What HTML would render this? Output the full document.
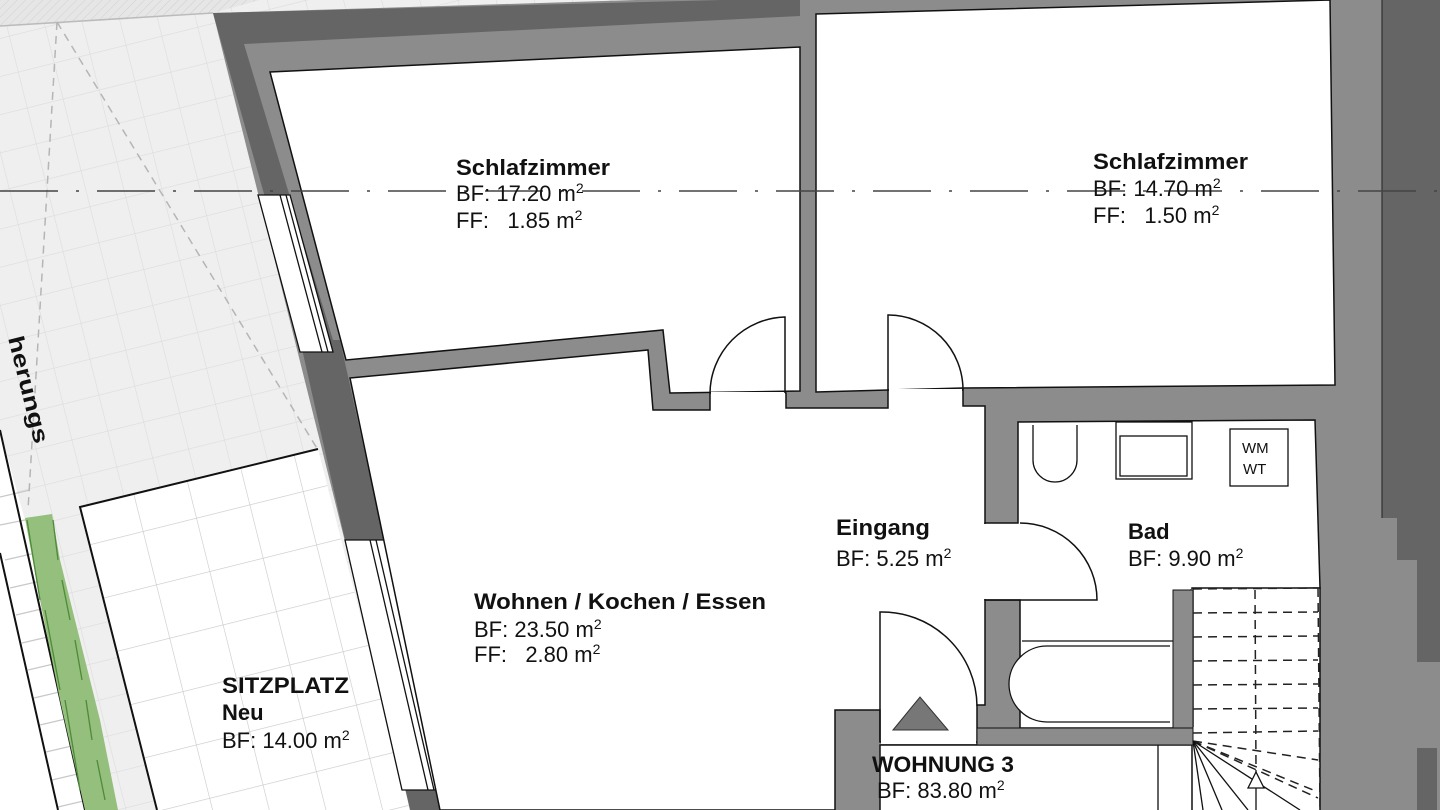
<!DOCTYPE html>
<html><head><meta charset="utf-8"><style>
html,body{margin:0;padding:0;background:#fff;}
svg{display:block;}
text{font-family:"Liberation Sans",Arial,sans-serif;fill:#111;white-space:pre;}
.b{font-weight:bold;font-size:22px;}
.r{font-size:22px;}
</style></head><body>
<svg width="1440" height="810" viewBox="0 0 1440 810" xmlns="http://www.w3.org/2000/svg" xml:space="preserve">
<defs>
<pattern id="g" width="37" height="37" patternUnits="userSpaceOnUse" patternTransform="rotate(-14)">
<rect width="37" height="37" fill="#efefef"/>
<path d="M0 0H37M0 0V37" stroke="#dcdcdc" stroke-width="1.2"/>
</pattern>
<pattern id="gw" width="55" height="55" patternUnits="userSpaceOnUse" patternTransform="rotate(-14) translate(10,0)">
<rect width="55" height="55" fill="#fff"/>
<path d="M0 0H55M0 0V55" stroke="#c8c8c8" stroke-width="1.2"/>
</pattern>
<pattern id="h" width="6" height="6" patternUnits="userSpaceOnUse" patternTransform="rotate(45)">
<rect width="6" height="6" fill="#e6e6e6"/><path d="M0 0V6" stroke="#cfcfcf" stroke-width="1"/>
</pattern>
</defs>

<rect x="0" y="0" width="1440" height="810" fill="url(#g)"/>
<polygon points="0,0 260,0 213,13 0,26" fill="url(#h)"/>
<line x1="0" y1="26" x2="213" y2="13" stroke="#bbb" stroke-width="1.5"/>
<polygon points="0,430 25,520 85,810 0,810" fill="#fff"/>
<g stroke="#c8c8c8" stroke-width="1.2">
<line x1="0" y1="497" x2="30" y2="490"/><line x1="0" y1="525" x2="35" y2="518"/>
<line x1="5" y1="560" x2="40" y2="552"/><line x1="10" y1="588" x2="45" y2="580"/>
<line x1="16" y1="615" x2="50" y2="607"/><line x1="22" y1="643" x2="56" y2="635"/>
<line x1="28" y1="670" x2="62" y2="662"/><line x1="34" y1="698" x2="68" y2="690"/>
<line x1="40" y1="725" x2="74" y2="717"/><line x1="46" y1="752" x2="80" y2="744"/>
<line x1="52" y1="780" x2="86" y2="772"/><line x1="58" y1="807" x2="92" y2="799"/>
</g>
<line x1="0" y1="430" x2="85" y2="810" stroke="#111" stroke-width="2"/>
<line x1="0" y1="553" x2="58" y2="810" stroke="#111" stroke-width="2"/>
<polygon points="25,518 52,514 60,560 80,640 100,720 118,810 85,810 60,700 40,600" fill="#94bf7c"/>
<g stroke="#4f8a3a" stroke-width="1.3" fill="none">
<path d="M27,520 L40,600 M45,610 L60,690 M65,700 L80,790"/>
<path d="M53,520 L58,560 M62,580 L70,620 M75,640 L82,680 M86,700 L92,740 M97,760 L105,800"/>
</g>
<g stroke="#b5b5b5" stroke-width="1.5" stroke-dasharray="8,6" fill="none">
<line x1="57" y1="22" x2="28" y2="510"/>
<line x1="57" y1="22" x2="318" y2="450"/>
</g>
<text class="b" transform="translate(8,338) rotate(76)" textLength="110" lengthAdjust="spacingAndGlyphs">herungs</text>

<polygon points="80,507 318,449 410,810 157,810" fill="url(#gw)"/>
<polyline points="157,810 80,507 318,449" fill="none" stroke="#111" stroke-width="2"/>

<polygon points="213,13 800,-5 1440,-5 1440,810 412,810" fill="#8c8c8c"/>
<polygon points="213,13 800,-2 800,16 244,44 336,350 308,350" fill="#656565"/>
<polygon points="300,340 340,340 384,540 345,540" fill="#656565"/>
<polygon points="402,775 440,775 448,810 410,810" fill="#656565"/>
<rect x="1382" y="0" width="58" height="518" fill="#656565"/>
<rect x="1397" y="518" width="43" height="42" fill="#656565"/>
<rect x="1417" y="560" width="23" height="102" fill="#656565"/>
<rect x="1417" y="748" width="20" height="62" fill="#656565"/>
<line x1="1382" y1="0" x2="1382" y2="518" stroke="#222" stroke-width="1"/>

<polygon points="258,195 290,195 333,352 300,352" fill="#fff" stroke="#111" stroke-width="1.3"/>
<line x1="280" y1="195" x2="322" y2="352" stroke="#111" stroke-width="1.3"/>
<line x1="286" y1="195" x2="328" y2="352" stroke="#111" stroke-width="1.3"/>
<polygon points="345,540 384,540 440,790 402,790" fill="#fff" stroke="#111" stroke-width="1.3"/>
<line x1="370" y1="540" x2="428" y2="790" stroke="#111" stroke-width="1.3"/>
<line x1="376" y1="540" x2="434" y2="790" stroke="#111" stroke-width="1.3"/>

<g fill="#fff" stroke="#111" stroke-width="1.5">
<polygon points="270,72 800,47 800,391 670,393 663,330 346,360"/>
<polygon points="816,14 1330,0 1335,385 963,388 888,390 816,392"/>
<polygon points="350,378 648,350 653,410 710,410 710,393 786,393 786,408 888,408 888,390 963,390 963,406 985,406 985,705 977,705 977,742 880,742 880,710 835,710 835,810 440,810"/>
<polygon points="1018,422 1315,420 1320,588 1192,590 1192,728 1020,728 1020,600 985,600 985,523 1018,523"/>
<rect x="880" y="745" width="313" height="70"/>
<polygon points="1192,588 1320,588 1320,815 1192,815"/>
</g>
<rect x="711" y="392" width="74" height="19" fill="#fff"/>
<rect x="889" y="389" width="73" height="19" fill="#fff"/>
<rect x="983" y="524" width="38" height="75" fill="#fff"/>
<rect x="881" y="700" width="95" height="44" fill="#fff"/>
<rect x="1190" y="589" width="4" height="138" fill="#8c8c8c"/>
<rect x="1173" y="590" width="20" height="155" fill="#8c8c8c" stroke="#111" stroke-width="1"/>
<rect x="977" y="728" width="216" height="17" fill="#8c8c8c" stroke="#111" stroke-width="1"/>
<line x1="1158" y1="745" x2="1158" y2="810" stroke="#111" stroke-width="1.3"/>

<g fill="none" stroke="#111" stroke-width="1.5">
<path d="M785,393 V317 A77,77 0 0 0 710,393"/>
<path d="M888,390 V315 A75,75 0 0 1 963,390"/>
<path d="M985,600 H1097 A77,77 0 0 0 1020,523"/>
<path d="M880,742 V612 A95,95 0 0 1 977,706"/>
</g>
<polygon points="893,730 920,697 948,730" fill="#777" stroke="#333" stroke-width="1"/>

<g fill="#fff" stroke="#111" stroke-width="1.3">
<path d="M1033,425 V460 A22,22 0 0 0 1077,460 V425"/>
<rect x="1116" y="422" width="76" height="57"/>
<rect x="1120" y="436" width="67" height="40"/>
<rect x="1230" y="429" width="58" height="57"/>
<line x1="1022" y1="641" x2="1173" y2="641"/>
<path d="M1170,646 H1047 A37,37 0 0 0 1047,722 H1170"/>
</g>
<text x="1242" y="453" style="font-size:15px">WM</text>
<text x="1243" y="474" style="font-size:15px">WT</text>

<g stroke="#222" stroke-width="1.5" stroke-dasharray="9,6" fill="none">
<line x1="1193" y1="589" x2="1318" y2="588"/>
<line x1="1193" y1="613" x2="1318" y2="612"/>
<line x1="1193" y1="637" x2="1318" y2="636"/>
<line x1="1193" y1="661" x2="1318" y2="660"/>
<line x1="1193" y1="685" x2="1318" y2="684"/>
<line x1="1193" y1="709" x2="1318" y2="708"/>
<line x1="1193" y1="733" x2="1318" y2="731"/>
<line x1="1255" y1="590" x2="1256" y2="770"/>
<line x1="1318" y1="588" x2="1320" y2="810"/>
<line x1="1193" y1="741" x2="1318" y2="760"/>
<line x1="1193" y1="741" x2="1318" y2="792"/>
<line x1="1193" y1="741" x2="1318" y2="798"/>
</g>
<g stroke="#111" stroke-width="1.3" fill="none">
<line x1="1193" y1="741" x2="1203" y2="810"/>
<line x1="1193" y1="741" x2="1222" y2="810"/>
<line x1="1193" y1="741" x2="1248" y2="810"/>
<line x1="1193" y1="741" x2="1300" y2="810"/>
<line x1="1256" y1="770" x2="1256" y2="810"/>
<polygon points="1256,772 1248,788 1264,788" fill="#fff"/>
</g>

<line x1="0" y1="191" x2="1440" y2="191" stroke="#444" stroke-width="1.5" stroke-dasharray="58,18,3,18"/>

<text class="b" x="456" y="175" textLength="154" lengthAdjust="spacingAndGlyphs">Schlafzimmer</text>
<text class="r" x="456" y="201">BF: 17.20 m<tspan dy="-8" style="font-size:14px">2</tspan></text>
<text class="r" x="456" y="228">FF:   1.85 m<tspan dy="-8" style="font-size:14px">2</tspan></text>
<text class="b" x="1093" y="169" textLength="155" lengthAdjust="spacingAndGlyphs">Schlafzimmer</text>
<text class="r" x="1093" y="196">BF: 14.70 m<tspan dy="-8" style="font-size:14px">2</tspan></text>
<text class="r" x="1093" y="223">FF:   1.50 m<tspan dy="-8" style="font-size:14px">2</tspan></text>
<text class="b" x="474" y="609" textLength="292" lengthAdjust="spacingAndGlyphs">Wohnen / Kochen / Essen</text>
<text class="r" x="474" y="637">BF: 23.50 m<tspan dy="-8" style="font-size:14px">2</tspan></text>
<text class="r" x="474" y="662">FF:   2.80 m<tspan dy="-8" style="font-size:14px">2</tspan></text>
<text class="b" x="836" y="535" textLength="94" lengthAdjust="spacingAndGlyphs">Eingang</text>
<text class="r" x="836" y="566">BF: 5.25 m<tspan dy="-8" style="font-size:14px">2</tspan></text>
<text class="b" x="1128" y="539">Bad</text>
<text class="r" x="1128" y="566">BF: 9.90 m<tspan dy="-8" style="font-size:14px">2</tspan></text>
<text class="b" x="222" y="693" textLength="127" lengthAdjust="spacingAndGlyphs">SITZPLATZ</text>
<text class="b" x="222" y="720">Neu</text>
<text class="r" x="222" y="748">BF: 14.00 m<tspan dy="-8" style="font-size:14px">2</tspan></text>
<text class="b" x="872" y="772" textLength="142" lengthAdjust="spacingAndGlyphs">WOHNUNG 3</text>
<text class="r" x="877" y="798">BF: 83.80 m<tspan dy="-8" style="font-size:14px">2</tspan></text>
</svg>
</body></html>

══════════

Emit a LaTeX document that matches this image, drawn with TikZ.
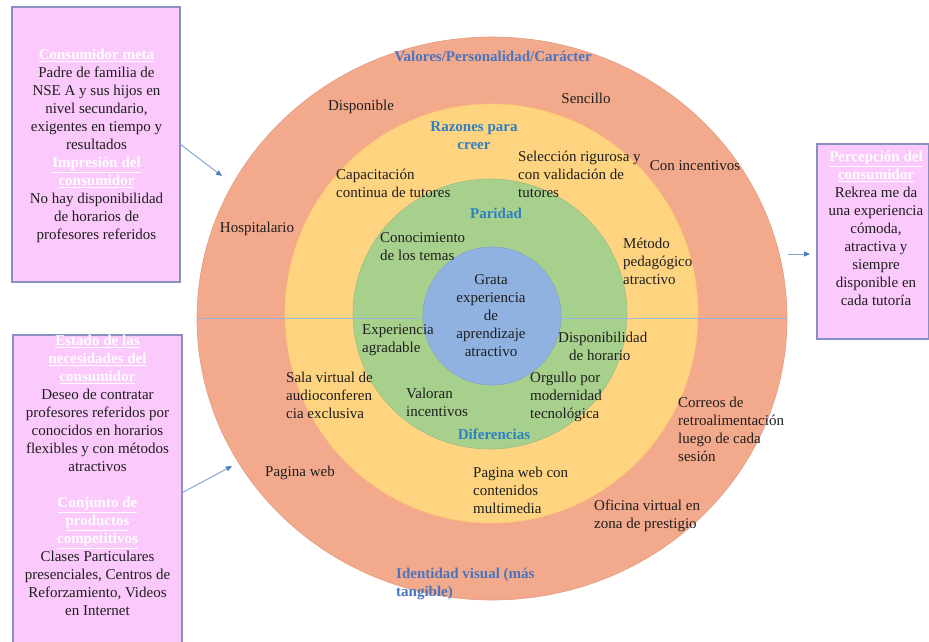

══════════

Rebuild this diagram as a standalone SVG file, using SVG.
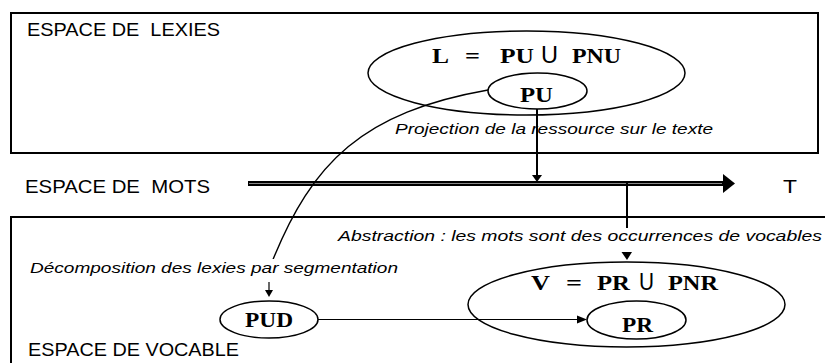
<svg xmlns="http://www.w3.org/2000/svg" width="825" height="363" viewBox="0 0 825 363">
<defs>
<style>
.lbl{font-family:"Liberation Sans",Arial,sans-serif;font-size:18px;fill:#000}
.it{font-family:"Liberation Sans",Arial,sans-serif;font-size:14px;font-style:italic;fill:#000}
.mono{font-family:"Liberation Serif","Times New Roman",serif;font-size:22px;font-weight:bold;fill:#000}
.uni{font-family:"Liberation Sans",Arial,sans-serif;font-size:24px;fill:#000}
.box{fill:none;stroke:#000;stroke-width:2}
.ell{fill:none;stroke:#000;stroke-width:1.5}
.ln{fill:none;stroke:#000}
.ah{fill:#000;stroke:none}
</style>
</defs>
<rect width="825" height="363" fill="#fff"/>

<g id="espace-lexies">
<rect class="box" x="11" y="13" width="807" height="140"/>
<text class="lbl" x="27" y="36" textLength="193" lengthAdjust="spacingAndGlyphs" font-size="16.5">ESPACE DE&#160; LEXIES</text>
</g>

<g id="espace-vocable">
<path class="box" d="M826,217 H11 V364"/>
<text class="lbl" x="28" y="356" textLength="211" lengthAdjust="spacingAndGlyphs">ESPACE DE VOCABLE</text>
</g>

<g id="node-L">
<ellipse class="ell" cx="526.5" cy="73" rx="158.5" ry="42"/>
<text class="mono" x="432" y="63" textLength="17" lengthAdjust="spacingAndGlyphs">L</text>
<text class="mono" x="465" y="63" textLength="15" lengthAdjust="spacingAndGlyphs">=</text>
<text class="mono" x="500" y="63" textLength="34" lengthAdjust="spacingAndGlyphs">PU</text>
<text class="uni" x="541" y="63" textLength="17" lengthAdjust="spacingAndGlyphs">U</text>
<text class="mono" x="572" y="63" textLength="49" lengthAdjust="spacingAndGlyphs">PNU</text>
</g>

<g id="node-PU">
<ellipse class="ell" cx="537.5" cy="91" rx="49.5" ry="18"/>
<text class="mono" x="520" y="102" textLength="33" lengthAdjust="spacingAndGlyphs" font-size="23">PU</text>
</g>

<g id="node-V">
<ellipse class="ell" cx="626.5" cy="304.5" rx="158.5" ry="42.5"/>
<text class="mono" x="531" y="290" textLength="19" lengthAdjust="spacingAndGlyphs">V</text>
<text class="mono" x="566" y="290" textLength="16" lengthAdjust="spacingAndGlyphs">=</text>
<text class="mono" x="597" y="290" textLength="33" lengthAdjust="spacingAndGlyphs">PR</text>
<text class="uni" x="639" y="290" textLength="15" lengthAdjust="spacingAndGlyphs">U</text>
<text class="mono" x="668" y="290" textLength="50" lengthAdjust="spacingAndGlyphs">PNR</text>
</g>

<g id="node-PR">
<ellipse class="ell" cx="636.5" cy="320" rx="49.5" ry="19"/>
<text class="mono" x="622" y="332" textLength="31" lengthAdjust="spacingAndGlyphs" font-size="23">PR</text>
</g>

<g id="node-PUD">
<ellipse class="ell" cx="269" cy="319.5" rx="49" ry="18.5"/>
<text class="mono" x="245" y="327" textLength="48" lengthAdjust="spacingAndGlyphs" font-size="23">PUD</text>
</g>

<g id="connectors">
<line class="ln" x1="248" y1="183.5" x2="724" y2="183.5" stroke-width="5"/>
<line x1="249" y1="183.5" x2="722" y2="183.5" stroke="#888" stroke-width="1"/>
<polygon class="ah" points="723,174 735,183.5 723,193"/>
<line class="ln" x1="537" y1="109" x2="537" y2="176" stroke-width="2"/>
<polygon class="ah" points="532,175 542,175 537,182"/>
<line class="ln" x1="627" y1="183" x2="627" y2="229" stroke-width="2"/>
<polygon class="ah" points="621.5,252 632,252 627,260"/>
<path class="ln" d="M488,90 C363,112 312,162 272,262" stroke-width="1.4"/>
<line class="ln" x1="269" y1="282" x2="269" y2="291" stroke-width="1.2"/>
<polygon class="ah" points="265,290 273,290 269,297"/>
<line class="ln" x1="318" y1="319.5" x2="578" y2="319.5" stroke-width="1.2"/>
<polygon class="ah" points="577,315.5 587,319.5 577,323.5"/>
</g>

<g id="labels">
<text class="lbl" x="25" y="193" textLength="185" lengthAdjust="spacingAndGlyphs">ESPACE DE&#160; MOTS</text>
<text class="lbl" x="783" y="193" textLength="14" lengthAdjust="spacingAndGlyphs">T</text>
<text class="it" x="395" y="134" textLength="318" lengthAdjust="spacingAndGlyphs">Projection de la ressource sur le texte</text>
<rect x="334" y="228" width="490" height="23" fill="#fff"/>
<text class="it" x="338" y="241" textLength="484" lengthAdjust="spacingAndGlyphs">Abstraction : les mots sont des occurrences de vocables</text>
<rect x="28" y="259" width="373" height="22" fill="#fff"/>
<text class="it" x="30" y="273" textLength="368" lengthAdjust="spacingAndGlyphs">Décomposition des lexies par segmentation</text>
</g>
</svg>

══════════

Locate the lines above that hold the word "document". Show every one of them.

> [Final result]:
What HTML would render this? Output the full document.
Emit a LaTeX document that matches this image, drawn with TikZ.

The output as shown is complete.